L'autre jour, il est allé voir l'équipe de Suisse en Valais.
Il n'est pas rare, lorsqu'il sort de chez lui, que le journaliste entré à la RTS en 2001 soit abordé par des gens venant s'enquérir de sa situation. «Dans le train, dans la rue ou au stade, on me demande parfois ce que je deviens, et pourquoi on ne me voit plus à l'antenne. Je dis simplement que j'ai quelques soucis de santé.» Christophe Cerf est ému. Il aime les gens et c'est très souvent réciproque.
Quand on lui demande quel évènement il souhaiterait revivre s'il pouvait remonter le temps, il répond aussitôt: «La victoire fantastique du Celtic contre le Barça en Ligue des champions. C'était en 2012 et le stade tremblait.»
«C'était phénoménal. J'étais aux commentaires ce soir-là et je me demandais sérieusement si j'allais réussir à dire «bonsoir» aux téléspectateurs quand on allait me donner la parole. J'avais les larmes aux yeux et la gorge serrée à cause de l'ambiance.»
C'est le genre de moments qui lui manquent beaucoup et qu'il imagine volontiers revivre, certes avec un peu moins d'intensité, l'été prochain en Allemagne lors de l'Euro 2024, son prochain objectif professionnel. «Mais les incertitudes sont encore grandes, rappelle-t-il. Personne ne sait comment ma situation va évoluer. Il se peut aussi que je devienne totalement sourd, mais je préfère ne pas y penser.»
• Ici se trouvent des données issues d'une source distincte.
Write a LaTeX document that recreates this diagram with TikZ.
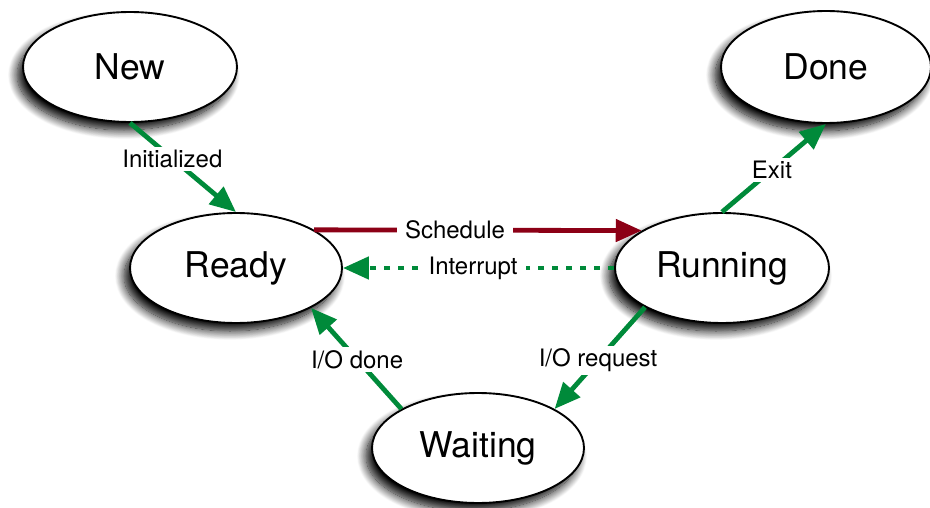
\documentclass[tikz,border=0pt]{standalone}
\usepackage{fontspec}
\setmainfont{TeX Gyre Heros}
\usetikzlibrary{shapes.geometric,arrows.meta,shadows.blur}
\definecolor{flowgreen}{RGB}{0,138,58}
\definecolor{flowred}{RGB}{140,0,22}

\begin{document}
\begin{tikzpicture}[x=1pt,y=-1pt,
  state/.style={ellipse, draw=black, line width=1.9pt, fill=white,
    minimum width=214pt, minimum height=110pt, inner sep=0pt,
    font=\fontsize{35.5}{40}\selectfont,
    blur shadow={shadow xshift=-6pt, shadow yshift=-8pt,
      shadow blur radius=9pt, shadow blur steps=14, shadow opacity=100}},
  trans/.style={line width=4.8pt, -{Triangle[length=26pt,width=22pt]}},
  lbl/.style={fill=white, text=black, font=\fontsize{24}{28}\selectfont,
    inner xsep=8pt, inner ysep=3pt}
]
\useasboundingbox (0,0) rectangle (930,508);

% process states
\node[state] (new)     at (130,67)  {New};
\node[state, minimum width=210pt, minimum height=112pt] (done) at (826,67) {Done};
\node[state, minimum width=212pt] (ready)   at (236,268) {Ready};
\node[state] (running) at (722,268) {Running};
\node[state, minimum width=212pt] (waiting) at (478,448) {Waiting};

% transitions
\draw[trans, flowgreen] (new.south) -- node[lbl, pos=0.4] {Initialized} (ready.north);
\draw[trans, flowred] (ready.26) -- node[lbl, pos=0.43] {Schedule} (running.155);
\draw[trans, flowgreen, dash pattern=on 6pt off 8pt] (running.west) -- node[lbl, pos=0.52] {Interrupt} (ready.east);
\draw[trans, flowgreen] (running.north) -- node[lbl, pos=0.48] {Exit} (done.south);
\draw[trans, flowgreen] (running.207.5) -- node[lbl, pos=0.52] {I/O request} (waiting.27.5);
\draw[trans, flowgreen] (waiting.153) -- node[lbl, pos=0.49] {I/O done} (ready.332);
\end{tikzpicture}
\end{document}
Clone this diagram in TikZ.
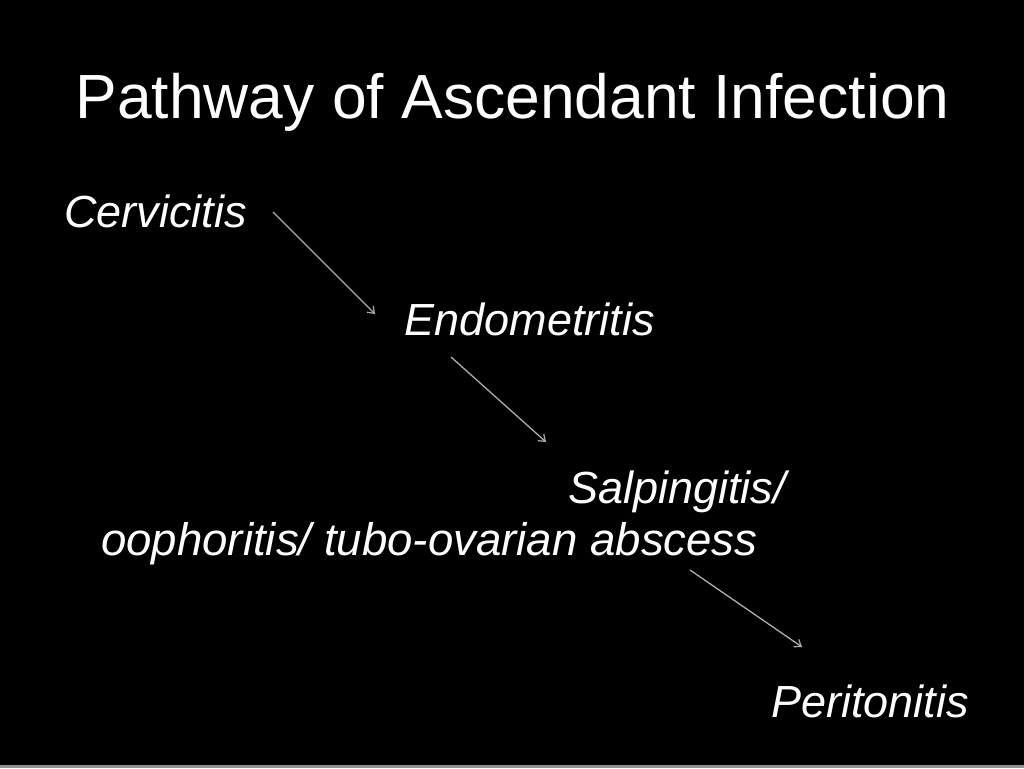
\documentclass[tikz,border=0pt]{standalone}
\usepackage{fontspec}
\setmainfont{Liberation Sans}
\usetikzlibrary{arrows.meta}
\tikzset{
  titletext/.style={text=white, inner sep=0pt, anchor=base, font=\fontsize{62.4}{74}\selectfont},
  itemtext/.style={text=white, inner sep=0pt, anchor=base west, font=\fontsize{45}{53}\selectfont\itshape},
  widetext/.style={itemtext, font=\fontsize{45.6}{53}\selectfont\itshape},
  flowarrow/.style={draw=white!68!black, line width=1.3pt, -{Straight Barb[length=6pt,width=9pt,line width=1.2pt]}}
}
\begin{document}
\begin{tikzpicture}[x=1pt,y=-1pt]
\fill[black] (0,0) rectangle (1024,768);
\fill[gray!85!white] (0,765) rectangle (1024,768);
\useasboundingbox (0,0) rectangle (1024,768);
\node[titletext] (title) at (512.5,118) {Pathway of Ascendant Infection};
\node[itemtext] (cerv) at (64,227) {Cervicitis};
\node[itemtext] (endo) at (404.5,335) {Endometritis};
\node[itemtext] (salp) at (568,503) {Salpingitis/};
\node[widetext] (ooph) at (101,555) {oophoritis/ tubo-ovarian abscess};
\node[itemtext] (peri) at (771,717) {Peritonitis};
\coordinate (a1s) at (273,212);
\coordinate (a1e) at (375,314);
\coordinate (a2s) at (451,357);
\coordinate (a2e) at (546,442);
\coordinate (a3s) at (690,570);
\coordinate (a3e) at (802,647);
\draw[flowarrow] (a1s) -- (a1e);
\draw[flowarrow] (a2s) -- (a2e);
\draw[flowarrow] (a3s) -- (a3e);
\end{tikzpicture}
\end{document}
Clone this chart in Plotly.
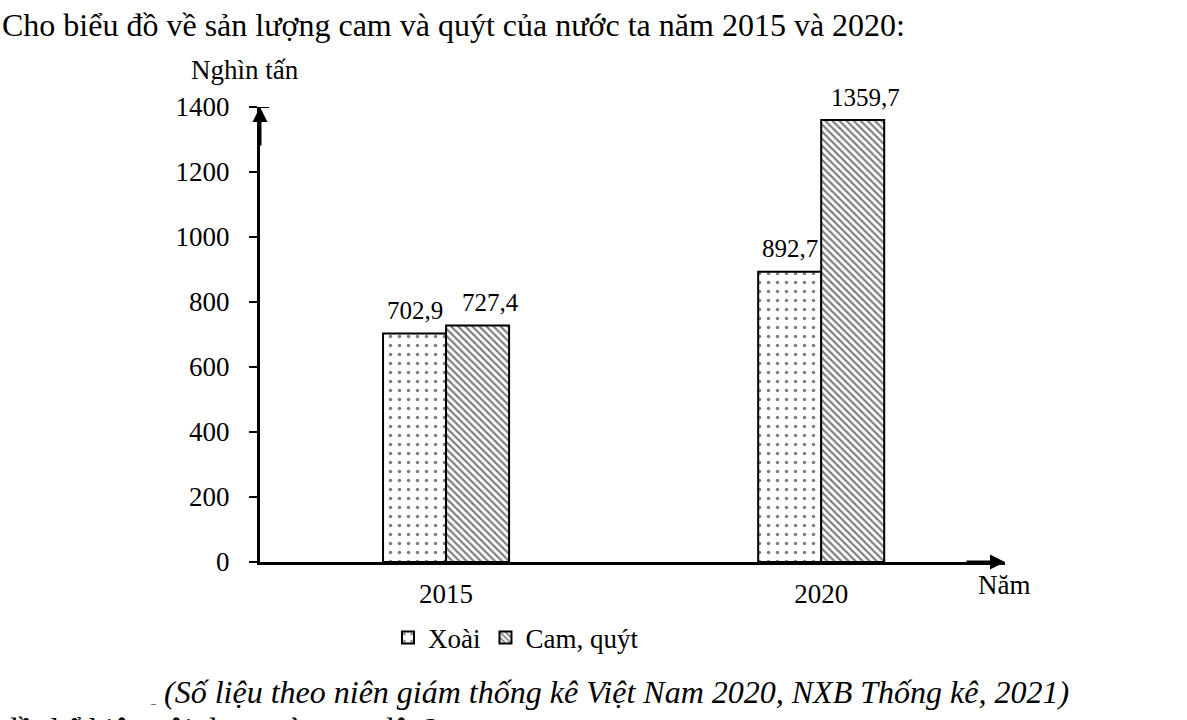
import plotly.graph_objects as go

# values (nghìn tấn)
YEARS = ["2015", "2020"]
XOAI = [702.9, 892.7]
CAM_QUYT = [727.4, 1359.7]
Y_TICKS = [0, 200, 400, 600, 800, 1000, 1200, 1400]

FONT = "Liberation Serif"
W, H = 1187, 720
# plot area in pixels
L, R, T, B = 260, 1005, 107, 562
BAR_W = 0.168


def paper(px, py):
    """pixel position -> paper coordinates of the plot area"""
    return (px - L) / (R - L), (B - py) / (B - T)


def note(px, py, text, size=27, xanchor="center", **kw):
    x, y = paper(px, py)
    fig.add_annotation(x=x, y=y, xref="paper", yref="paper", text=text,
                       xanchor=xanchor, yanchor="middle", showarrow=False,
                       font=dict(family=FONT, size=size, color="black"), **kw)


fig = go.Figure()

cats = list(range(len(YEARS)))

fig.add_trace(go.Bar(
    x=cats, y=XOAI, name="Xoài",
    offset=-BAR_W, width=BAR_W,
    marker=dict(color="white",
                line=dict(color="black", width=2),
                pattern=dict(shape=".", fgcolor="black", bgcolor="white",
                             size=9, solidity=0.12)),
))
fig.add_trace(go.Bar(
    x=cats, y=CAM_QUYT, name="Cam, quýt",
    offset=0, width=BAR_W,
    marker=dict(color="white",
                line=dict(color="black", width=2),
                pattern=dict(shape="\\", fgcolor="black", bgcolor="white",
                             size=5, solidity=0.45)),
))

# value labels above the bars
for i, v in enumerate(XOAI):
    fig.add_annotation(x=cats[i] - BAR_W / 2, y=v, text=f"{v:.1f}".replace(".", ","),
                       showarrow=False, yshift=23, xshift=0, yanchor="middle",
                       font=dict(family=FONT, size=25, color="black"))
for i, v in enumerate(CAM_QUYT):
    fig.add_annotation(x=cats[i] + BAR_W / 2, y=v, text=f"{v:.1f}".replace(".", ","),
                       showarrow=False, yshift=23, xshift=13, yanchor="middle",
                       font=dict(family=FONT, size=25, color="black"))

# axis arrows
fig.add_annotation(x=-0.496, y=1400, ax=0, ay=40,
                   text="", showarrow=True, arrowhead=2, arrowsize=1,
                   arrowwidth=3, arrowcolor="black")
fig.add_annotation(x=1.0, y=0, xref="paper", yref="paper", ax=-40, ay=0,
                   text="", showarrow=True, arrowhead=2, arrowsize=1,
                   arrowwidth=3, arrowcolor="black")
# 1400 tick crosses the axis
fig.add_shape(type="line", xref="x", yref="y", xsizemode="pixel",
              xanchor=-0.496, x0=-9, x1=9, y0=1400, y1=1400,
              line=dict(color="black", width=2))

# axis titles
note(245, 70, "Nghìn tấn")
note(1004, 585, "Năm")

# heading and source lines
note(0, 25, "Cho biểu đồ về sản lượng cam và quýt của nước ta năm 2015 và 2020:",
     size=32, xanchor="left")
note(148, 692, "<span style='font-size:10px'>_</span> <i>(Số liệu theo niên giám thống kê Việt Nam 2020, NXB Thống kê, 2021)</i>",
     size=32, xanchor="left")
note(0, 729, "đồ thể hiện nội dung nào sau đây?", size=32, xanchor="left")

fig.update_layout(
    width=W, height=H,
    margin=dict(l=L, r=W - R, t=T, b=H - B, autoexpand=False),
    paper_bgcolor="white", plot_bgcolor="white",
    showlegend=True,
    legend=dict(orientation="h", x=paper(388, 0)[0], y=paper(0, 638)[1],
                xanchor="left", yanchor="middle",
                font=dict(family=FONT, size=27, color="black"),
                itemwidth=30, tracegroupgap=0),
    font=dict(family=FONT, size=27, color="black"),
    xaxis=dict(range=[-0.496, 1.49], tickvals=cats, ticktext=YEARS,
               showgrid=False, zeroline=False, showline=True,
               linecolor="black", linewidth=3, ticks="",
               ticklabelstandoff=6,
               tickfont=dict(family=FONT, size=27, color="black")),
    yaxis=dict(range=[0, 1400], tickvals=Y_TICKS,
               showgrid=False, zeroline=False, showline=True,
               linecolor="black", linewidth=3, ticks="outside",
               ticklen=8, tickwidth=2, tickcolor="black",
               ticklabelstandoff=14,
               tickfont=dict(family=FONT, size=27, color="black")),
)

fig.write_html("out.html", config={"displayModeBar": False},
               post_script="document.body.style.margin='0';")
Christophe Cerf a déjà pensé à ce qu'il pourrait faire si son métier de journaliste n'était plus possible, des alternatives en quelque sorte. «Ce pourrait être de l'accompagnement en montagne, peut-être de l'enseignement», liste-t-il, sans trop de conviction. Car le moteur de son existence, c'est de voyager à travers le monde pour écouter, voir, sentir, ressentir et raconter le sport et ceux qui le font vivre. Il y a encore de la place pour pas mal d'émotions dans son coeur, même si son neveu, qui est devenu son plus grand ami et son meilleur remède, en occupe désormais une très grande.